Factory quote questions to send
- Which Incoterm 2020 basis are you quoting, and which costs are excluded from that price?
- What bottle diameter and height range does your proposed pattern fit without stressing seams or crushing the divider?
- Can you quote the bag, print, inner pack, master carton, and special split-pack labor as separate line items?
- What is the MOQ by fabric color, print artwork version, and carton label version?
- What export carton board grade and test method are you proposing, and what is the packed gross weight per carton?
- Will you accept PO wording that fixes max carton weight, ship marks, AQL, and replacement responsibility for shortages or mislabels?
- Can you provide a pre-production sample, a packed-carton sample, and palletized packing photos before shipment release?
- What are your lead times after artwork approval, PP sample approval, and carton-mark approval, and which changes reset the production clock?
Quality-control points to confirm
- Agree the inspection plan before production; many buyers use ANSI/ASQ Z1.4, General Level II, with AQL 2.5 for major defects and 4.0 for minor defects as a starting point, but the final level should match the event and resale risk.
- Define dimensional tolerance only at critical points such as body width, body height, gusset width, and handle drop; for structured two-bottle styles, buyers often use plus or minus 5 mm, while softer one-bottle styles may allow a wider band.
- Check canvas weight against the agreed GSM or ounce spec and record whether the supplier's tolerance applies before or after finishing.

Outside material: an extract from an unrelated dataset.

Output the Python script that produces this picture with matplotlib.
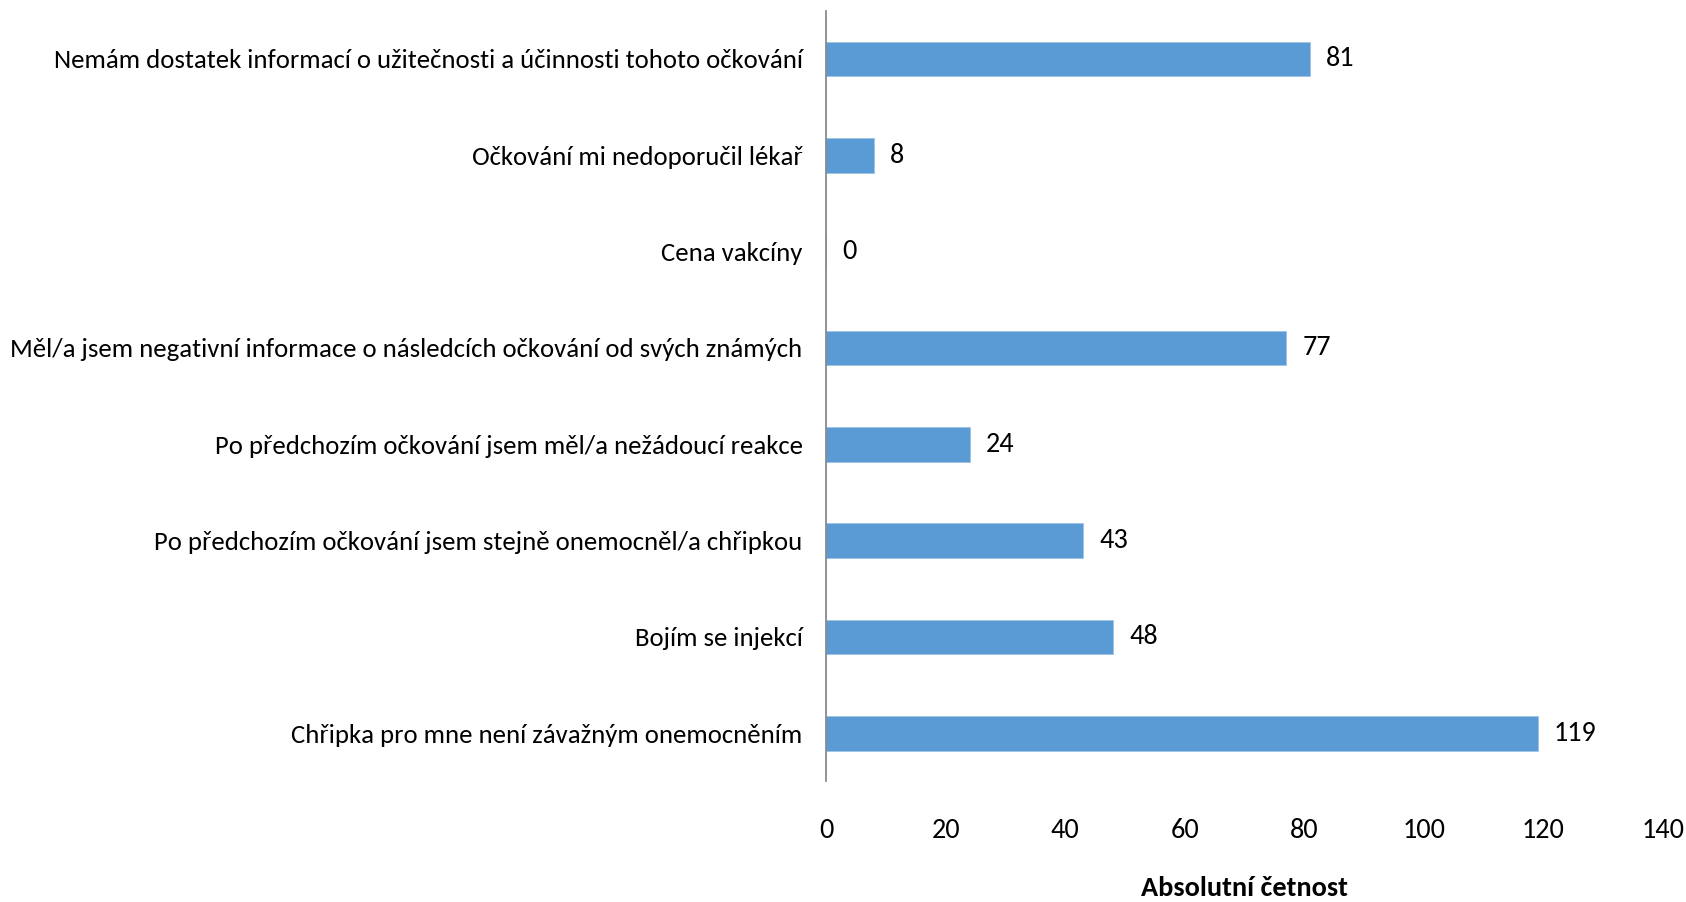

- Require reinforced stitching or bartacks at handle joins, divider intersections, and base stress points, then verify with a filled-bottle or agreed dummy-load hang test.
- Inspect print placement, color consistency, and edge cleanliness against the approved sample, with no smearing, ghosting, or visible skew in the logo area.
- Set a packed master-carton weight limit based on the receiving environment; many event teams target roughly 15 to 18 kg for manual handling, but venue or 3PL rules may be lower.
- Name the carton construction and test requirement in the PO, such as flute type plus burst or edge-crush value, and require a packed-carton drop test that matches the shipping route.
- Verify count accuracy and ship-mark accuracy at every pack level: unit, inner pack, master carton, and pallet label.